How does Synaptotagmin interact with microdomains?
e.g. synaptotagmin in close proximity to Ca2+ channel - in contact physcially with C-terminal domain of VG Ca2+ channels..
- Ca2+ sensing to replace complexins to to allow hemi-fused state for full fusion pore opening and SSV release.
e.g glutamate
What are the different forms of homosynaptic plasticity?
Facilitation - short term progressive increase in release of NT quanta, due to residual Ca2+ at release sites during tetanic train of APs.
Potentiation - long-lasting increase in NT quanta release following tetanic stimulation - through mitochondrial buffering of Ca2+ to enhance conc. of readily-releasable Ca2+ upon stimulation. + Increased pool of readily realasable vesicles.
Depresion - Progressive decrease in release during tetanic train due to declined readily releasable pool of vesicles..
- Reduced no. of readily releasable pool of SSVs..
What are VGCCs?
Voltage-sensitive depolarisation dependent Ca2+ channels.
Complex of 4 to 5 distinct sub-units coded by multiple genes.
Belong to gene superfamily of TM ion channels including Na+ channels.
What is the general structure of VGCCs?
An a1 subunit plus auxiliary subunits.
alpha 1 subunit is 24 TM structure - composed of 4 homologous domains each with 6 TM segments…
Contain pore forming residues and voltage sensing regions in Alpha 1.
Containing Auxiliary Beta, gamma, delta and Alpha 2 domains…
What is the structure of the alpha 1 subunit?
4 homologous domains each containing 6 TM segments.
a1 subunit contains the conduction pore, voltage sensing, gating and majority of second messenger/toxin regulatory sites…
S4 of each of the 4 homologous domains contain voltage sensing residues.
S5-S6 pore loop of each of the 4 domains determines ion conductances.
Why are VGNA and VGCC so similar?
Belong to same gene superfamily of TM ion channels.
Just 3 AA changes to domains 1, III and IV, can convert absolutely selectivity of VGCC to switch conductance to Na+.
What determines the nomencalature of VGCC?
The diversity of alpha 1 subunits can change the nomenclature within the subfamily of Ca2+ channels..
Cav1.2 = alpha 1c.
cav2.1 = alpha 1a.
What are the subdivisions of VGCCs?
HVAs = high voltage activated caclium channels.
LVAs = low voltage activated calcium channels.
LVA= T-type - transient - in pacemaker potential.
HVAs are N, L, P/Q and R type VA Ca2+ channels.
L-type - long lasting.
N-type are NEURONAL - also slowly inactivating too.
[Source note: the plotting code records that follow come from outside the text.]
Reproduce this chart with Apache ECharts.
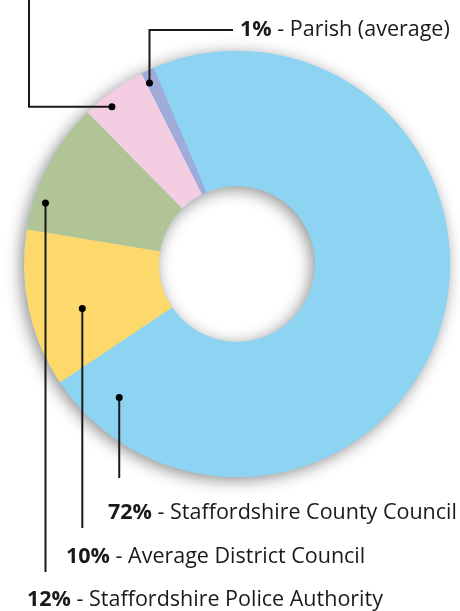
<!DOCTYPE html>
<html>
<head>
<meta charset="utf-8">
<script src="https://cdn.jsdelivr.net/npm/echarts@6/dist/echarts.min.js"></script>
<style>
html,body{margin:0;padding:0;background:#fff;}
#main{width:460px;height:611px;}
</style>
</head>
<body>
<div id="main"></div>
<script>
// share of the bill, clockwise from the top
var names = ['Staffordshire County Council', 'Staffordshire Police Authority', 'Average District Council', 'Staffordshire Fire Authority', 'Parish (average)'];
var values = [72, 12, 10, 5, 1];
var colors = ['#8dd4f3', '#fdd96c', '#b1c496', '#f5cde2', '#9fabd9'];

// where the marker dot sits inside each slice: [fraction of slice angle, radius px]
var dotPlace = [[0.943, 178], [0.41, 161], [0.23, 201], [0.34, 201], [0.22, 201]];
// the bottom rows, top to bottom: whose text is printed there (as in the original)
var rowText = [0, 2, 1];

var FONT = '"Open Sans", sans-serif';
var FS = 21.5;
var CX = 237, CY = 264, R0 = 78, R = 213;

var chart = echarts.init(document.getElementById('main'));

chart.setOption({
	animation: false,
	series: [
		//只画阴影的底环
		{
			type: 'pie', silent: true, z: 1,
			center: [CX, CY], radius: [R0, R],
			label: {show: false}, labelLine: {show: false},
			itemStyle: {color: '#8dd4f3', borderWidth: 0, shadowBlur: 16, shadowColor: 'rgba(0,0,0,0.45)', shadowOffsetX: -3, shadowOffsetY: 3},
			data: [1]
		},
		{
			type: 'pie', silent: true, z: 2,
			center: [CX, CY], radius: [R0, R],
			startAngle: 113, clockwise: true,
			label: {show: false}, labelLine: {show: false},
			itemStyle: {borderWidth: 0},
			data: values.map(function (v, i) {
				return {name: names[i], value: v, itemStyle: {color: colors[i]}};
			})
		}
	]
});

var pieData = chart.getModel().getSeriesByIndex(1).getData();
function dotPos(i) {
	var l = pieData.getItemLayout(i);
	var a = l.startAngle + (l.endAngle - l.startAngle) * dotPlace[i][0];
	return [l.cx + dotPlace[i][1] * Math.cos(a), l.cy + dotPlace[i][1] * Math.sin(a)];
}
function labelText(i) {
	return '{b|' + values[i] + '%} - ' + names[i];
}
function textEl(i, x, y, align) {
	return {
		type: 'text', z: 10, silent: true,
		style: {
			text: labelText(i), x: x, y: y,
			align: align || 'left', verticalAlign: 'middle',
			font: FS + 'px ' + FONT, fill: '#1a1a1a',
			rich: {b: {font: 'bold ' + FS + 'px ' + FONT, fill: '#1a1a1a'}}
		}
	};
}
function lineEl(points) {
	return {type: 'polyline', z: 10, silent: true, shape: {points: points}, style: {stroke: '#1a1a1a', lineWidth: 2, fill: null}};
}

var graphics = [];
var dots = values.map(function (v, i) { return dotPos(i); });

// bottom rows: vertical drop from the dot
var rowEndY = [478, 528, 572];
var rowTextX = [108, 66, 27];
var rowTextY = [513, 557, 600];
for (var k = 0; k < 3; k++) {
	graphics.push(lineEl([dots[k], [dots[k][0], rowEndY[k]]]));
	graphics.push(textEl(rowText[k], rowTextX[k], rowTextY[k]));
}
// fire authority: left, then up off the top
graphics.push(lineEl([dots[3], [29, dots[3][1]], [29, -20]]));
graphics.push(textEl(3, 222, -11, 'right'));
// parish: up, then right
graphics.push(lineEl([dots[4], [dots[4][0], 30], [233, 30]]));
graphics.push(textEl(4, 240, 30));

dots.forEach(function (p) {
	graphics.push({type: 'circle', z: 11, silent: true, shape: {cx: p[0], cy: p[1], r: 3.5}, style: {fill: '#000'}});
});

chart.setOption({graphic: graphics});
</script>
</body>
</html>
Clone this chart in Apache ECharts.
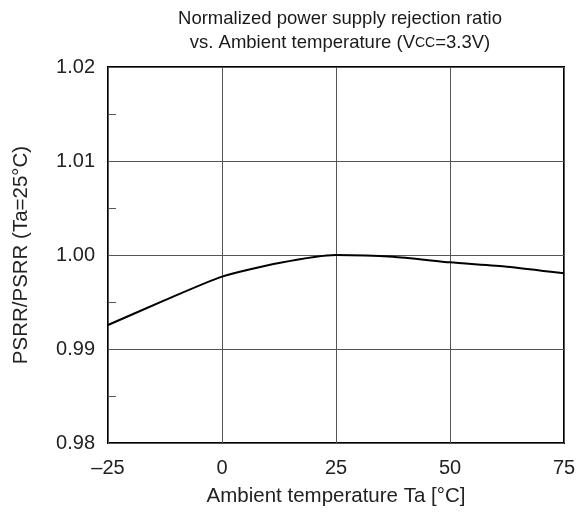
<!DOCTYPE html>
<html>
<head>
<meta charset="utf-8">
<script src="https://cdn.jsdelivr.net/npm/echarts@6/dist/echarts.min.js"></script>
<style>
  html, body { margin: 0; padding: 0; background: #fff; }
  #chart { width: 585px; height: 514px; }
</style>
</head>
<body>
<div id="chart"></div>
<script>
// ambient temperature (°C) and normalized PSRR
var temps = [-25, -12.5, 0, 12.5, 25, 37.5, 50, 62.5, 75];
var psrr = [0.99255, 0.99520, 0.99770, 0.99915, 1.00000, 0.99982, 0.99922, 0.99876, 0.99805];
var xTicks = [-25, 0, 25, 50, 75];
var yTicks = [0.98, 0.99, 1.00, 1.01, 1.02];

var font = 'Liberation Sans, Arial, sans-serif';
var chart = echarts.init(document.getElementById('chart'));

chart.setOption({
  animation: false,
  title: {
    text: 'Normalized power supply rejection ratio\nvs. Ambient temperature (V{s|CC}=3.3V)',
    left: 335,
    top: 2,
    textAlign: 'center',
    textStyle: {
      fontFamily: font, fontSize: 18.5, fontWeight: 'normal', color: '#1a1a1a',
      lineHeight: 24,
      rich: {s: {fontFamily: font, fontSize: 14, color: '#1a1a1a', lineHeight: 24}}
    }
  },
  grid: {
    left: 108, right: 21, top: 67, bottom: 71,
    show: true, borderColor: '#000', borderWidth: 2
  },
  xAxis: {
    type: 'value',
    min: -25, max: 75, interval: 25,
    name: 'Ambient temperature Ta [°C]',
    nameLocation: 'middle',
    nameGap: 43,
    nameTextStyle: {fontFamily: font, fontSize: 20.5, color: '#222'},
    axisLine: {show: false, onZero: false},
    axisTick: {show: false},
    axisLabel: {
      fontFamily: font, fontSize: 20, color: '#222', margin: 15,
      formatter: function(v) {
        return v < 0 ? '\u2013' + Math.abs(v) : String(v);
      }
    },
    splitLine: {show: true, lineStyle: {color: '#555', width: 1}}
  },
  yAxis: {
    type: 'value',
    min: 0.98, max: 1.02, interval: 0.01,
    name: 'PSRR/PSRR (Ta=25°C)',
    nameLocation: 'middle',
    nameGap: 76,
    nameTextStyle: {fontFamily: font, fontSize: 20.5, color: '#222'},
    axisLine: {show: false, onZero: false},
    axisTick: {show: false, inside: true},
    minorTick: {show: true, splitNumber: 2, length: 8, lineStyle: {color: '#555', width: 1}},
    axisLabel: {
      fontFamily: font, fontSize: 20, color: '#222', margin: 13,
      formatter: function(v) { return v.toFixed(2); }
    },
    splitLine: {show: true, lineStyle: {color: '#555', width: 1}}
  },
  series: [{
    type: 'line',
    data: temps.map(function(t, i) { return [t, psrr[i]]; }),
    showSymbol: false,
    smooth: 0.2,
    lineStyle: {color: '#000', width: 2}
  }]
});
</script>
</body>
</html>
P/Q - purkinje, slow inactivating.
R - resistant - medium inactivation… (Intermediate VA)..
What are the different subdivisions of VACCs responsible for?
L-type VA Ca2+ channels are mostly controlling signalling processes!!!
- mostly for neuropeptides!!, not NTs!!!
- can find in soma + axon, less so at synapse!
N, P/Q and R type HVA Ca2+ channels are responsible for controlling vesicular release of NT!!!!
- localised to synapse!
What are the different toxins for VACCs?
Omega agotoxins, omega conotoxins and SNX482 are all potent inhibitors of AP’s and NT release!
Particularly T-type LVAs.
How is the alpha 1 subunit regulated?
Alpha 1 subunit contains a Protein Kinase C phosphorylation site as well as G b/y subunit binding site in the S6-S1 linker.
= D2 autoregulators.. bind Gi/Go b/y subunit..
Contain CaM-KII binding sites… which phosphorylate A1 subunit.
Aswell a scalmodulin binding domain = CBD at the C-terminus…
AND
Synaptotagmin - synprint site for binding synaptotagmin!!!, Syntaxin !, SNAP25…!!!1
What is the effect of Calmodulin on VGCC?
Calmodulin Binding Domain = CBD is at the C-terminus of Alpha subunit.
Dual regulation on Channel.
CaV2.1 can be positively regulated during local Ca2+ increases e.g in microdomain.
but also negatively regulated during global CA2+ increases.